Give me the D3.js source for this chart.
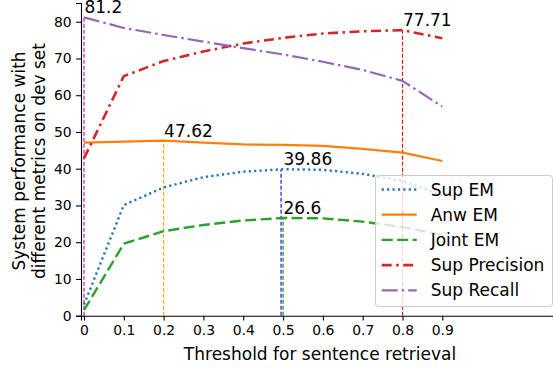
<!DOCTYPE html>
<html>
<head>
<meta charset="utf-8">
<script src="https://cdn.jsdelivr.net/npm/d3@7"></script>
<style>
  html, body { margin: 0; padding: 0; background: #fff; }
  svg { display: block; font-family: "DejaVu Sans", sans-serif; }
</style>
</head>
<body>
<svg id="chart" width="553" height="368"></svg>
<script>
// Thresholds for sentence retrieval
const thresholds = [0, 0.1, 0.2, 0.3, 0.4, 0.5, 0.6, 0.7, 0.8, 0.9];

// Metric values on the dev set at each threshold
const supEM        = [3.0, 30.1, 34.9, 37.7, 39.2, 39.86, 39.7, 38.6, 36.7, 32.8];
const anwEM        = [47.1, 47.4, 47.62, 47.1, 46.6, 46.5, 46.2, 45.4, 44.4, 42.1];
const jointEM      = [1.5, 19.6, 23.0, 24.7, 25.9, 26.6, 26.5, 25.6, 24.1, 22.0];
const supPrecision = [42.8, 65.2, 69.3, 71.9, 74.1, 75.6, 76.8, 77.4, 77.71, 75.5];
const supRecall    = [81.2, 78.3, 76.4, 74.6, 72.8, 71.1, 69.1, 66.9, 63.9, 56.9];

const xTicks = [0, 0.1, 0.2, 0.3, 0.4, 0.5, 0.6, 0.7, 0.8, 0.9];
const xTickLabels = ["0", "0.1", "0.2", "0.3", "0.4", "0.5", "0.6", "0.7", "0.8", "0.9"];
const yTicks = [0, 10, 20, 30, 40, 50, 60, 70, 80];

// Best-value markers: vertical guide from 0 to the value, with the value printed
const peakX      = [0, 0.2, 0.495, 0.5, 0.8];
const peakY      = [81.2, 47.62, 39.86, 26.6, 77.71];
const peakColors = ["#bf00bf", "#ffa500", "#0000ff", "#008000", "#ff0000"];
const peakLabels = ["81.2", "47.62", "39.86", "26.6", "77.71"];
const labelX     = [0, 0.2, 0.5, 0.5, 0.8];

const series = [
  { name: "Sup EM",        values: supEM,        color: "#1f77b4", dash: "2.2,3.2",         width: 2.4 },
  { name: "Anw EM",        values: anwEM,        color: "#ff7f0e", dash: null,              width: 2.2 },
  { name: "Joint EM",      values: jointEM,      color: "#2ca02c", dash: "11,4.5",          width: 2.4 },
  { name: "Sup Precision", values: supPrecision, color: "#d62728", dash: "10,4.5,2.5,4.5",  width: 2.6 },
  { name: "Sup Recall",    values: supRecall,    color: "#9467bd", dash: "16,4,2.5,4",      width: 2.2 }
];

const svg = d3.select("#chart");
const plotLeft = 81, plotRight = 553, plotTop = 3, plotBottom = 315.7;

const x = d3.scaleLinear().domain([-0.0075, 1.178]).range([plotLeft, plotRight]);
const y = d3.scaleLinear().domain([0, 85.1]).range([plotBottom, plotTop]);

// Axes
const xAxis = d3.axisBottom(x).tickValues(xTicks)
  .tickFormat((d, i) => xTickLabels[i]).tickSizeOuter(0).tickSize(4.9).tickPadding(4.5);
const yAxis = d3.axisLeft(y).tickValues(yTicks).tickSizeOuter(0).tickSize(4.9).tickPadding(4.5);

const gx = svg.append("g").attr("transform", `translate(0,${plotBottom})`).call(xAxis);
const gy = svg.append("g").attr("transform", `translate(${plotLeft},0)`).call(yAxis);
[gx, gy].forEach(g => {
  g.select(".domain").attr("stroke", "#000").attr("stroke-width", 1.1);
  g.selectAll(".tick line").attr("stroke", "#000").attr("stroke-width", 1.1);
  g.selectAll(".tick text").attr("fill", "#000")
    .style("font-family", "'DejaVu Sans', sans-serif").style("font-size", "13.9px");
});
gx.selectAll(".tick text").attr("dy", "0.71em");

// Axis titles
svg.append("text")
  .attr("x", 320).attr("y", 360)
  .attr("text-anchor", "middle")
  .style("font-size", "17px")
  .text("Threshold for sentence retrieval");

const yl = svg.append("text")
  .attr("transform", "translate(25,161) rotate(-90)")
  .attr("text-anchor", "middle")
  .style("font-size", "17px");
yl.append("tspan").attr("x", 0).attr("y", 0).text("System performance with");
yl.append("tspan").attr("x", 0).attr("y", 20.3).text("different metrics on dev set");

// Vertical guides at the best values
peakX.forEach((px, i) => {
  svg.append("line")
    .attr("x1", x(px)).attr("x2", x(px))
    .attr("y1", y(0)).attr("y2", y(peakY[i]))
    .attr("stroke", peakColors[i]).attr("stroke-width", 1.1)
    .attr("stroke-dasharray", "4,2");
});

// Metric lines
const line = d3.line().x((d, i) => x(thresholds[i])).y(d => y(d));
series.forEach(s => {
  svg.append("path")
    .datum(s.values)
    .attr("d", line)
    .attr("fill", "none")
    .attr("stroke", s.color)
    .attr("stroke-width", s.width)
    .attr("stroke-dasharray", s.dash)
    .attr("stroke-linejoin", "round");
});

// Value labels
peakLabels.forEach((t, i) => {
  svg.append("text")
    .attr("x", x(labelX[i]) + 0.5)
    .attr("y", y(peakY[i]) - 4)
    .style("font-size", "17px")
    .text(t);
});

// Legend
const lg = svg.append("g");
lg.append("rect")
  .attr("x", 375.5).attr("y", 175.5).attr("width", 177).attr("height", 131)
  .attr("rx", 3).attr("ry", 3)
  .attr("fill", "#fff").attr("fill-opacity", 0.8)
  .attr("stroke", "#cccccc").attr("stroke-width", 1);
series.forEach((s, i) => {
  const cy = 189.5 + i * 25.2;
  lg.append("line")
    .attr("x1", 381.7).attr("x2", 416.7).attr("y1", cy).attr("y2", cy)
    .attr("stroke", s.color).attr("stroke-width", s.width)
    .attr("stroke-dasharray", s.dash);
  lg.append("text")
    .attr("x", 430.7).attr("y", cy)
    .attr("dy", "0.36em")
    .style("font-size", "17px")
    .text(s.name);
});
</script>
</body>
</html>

——————

* [WORK INSTRUCTIONS]
Omitting all pictures, restate exactly the lines of the material from its start through the line that contains "60, 70, 80];".

* [COMPLETE OUTPUT]
Give me the D3.js source for this chart.
<!DOCTYPE html>
<html>
<head>
<meta charset="utf-8">
<script src="https://cdn.jsdelivr.net/npm/d3@7"></script>
<style>
  html, body { margin: 0; padding: 0; background: #fff; }
  svg { display: block; font-family: "DejaVu Sans", sans-serif; }
</style>
</head>
<body>
<svg id="chart" width="553" height="368"></svg>
<script>
// Thresholds for sentence retrieval
const thresholds = [0, 0.1, 0.2, 0.3, 0.4, 0.5, 0.6, 0.7, 0.8, 0.9];

// Metric values on the dev set at each threshold
const supEM        = [3.0, 30.1, 34.9, 37.7, 39.2, 39.86, 39.7, 38.6, 36.7, 32.8];
const anwEM        = [47.1, 47.4, 47.62, 47.1, 46.6, 46.5, 46.2, 45.4, 44.4, 42.1];
const jointEM      = [1.5, 19.6, 23.0, 24.7, 25.9, 26.6, 26.5, 25.6, 24.1, 22.0];
const supPrecision = [42.8, 65.2, 69.3, 71.9, 74.1, 75.6, 76.8, 77.4, 77.71, 75.5];
const supRecall    = [81.2, 78.3, 76.4, 74.6, 72.8, 71.1, 69.1, 66.9, 63.9, 56.9];

const xTicks = [0, 0.1, 0.2, 0.3, 0.4, 0.5, 0.6, 0.7, 0.8, 0.9];
const xTickLabels = ["0", "0.1", "0.2", "0.3", "0.4", "0.5", "0.6", "0.7", "0.8", "0.9"];
const yTicks = [0, 10, 20, 30, 40, 50, 60, 70, 80];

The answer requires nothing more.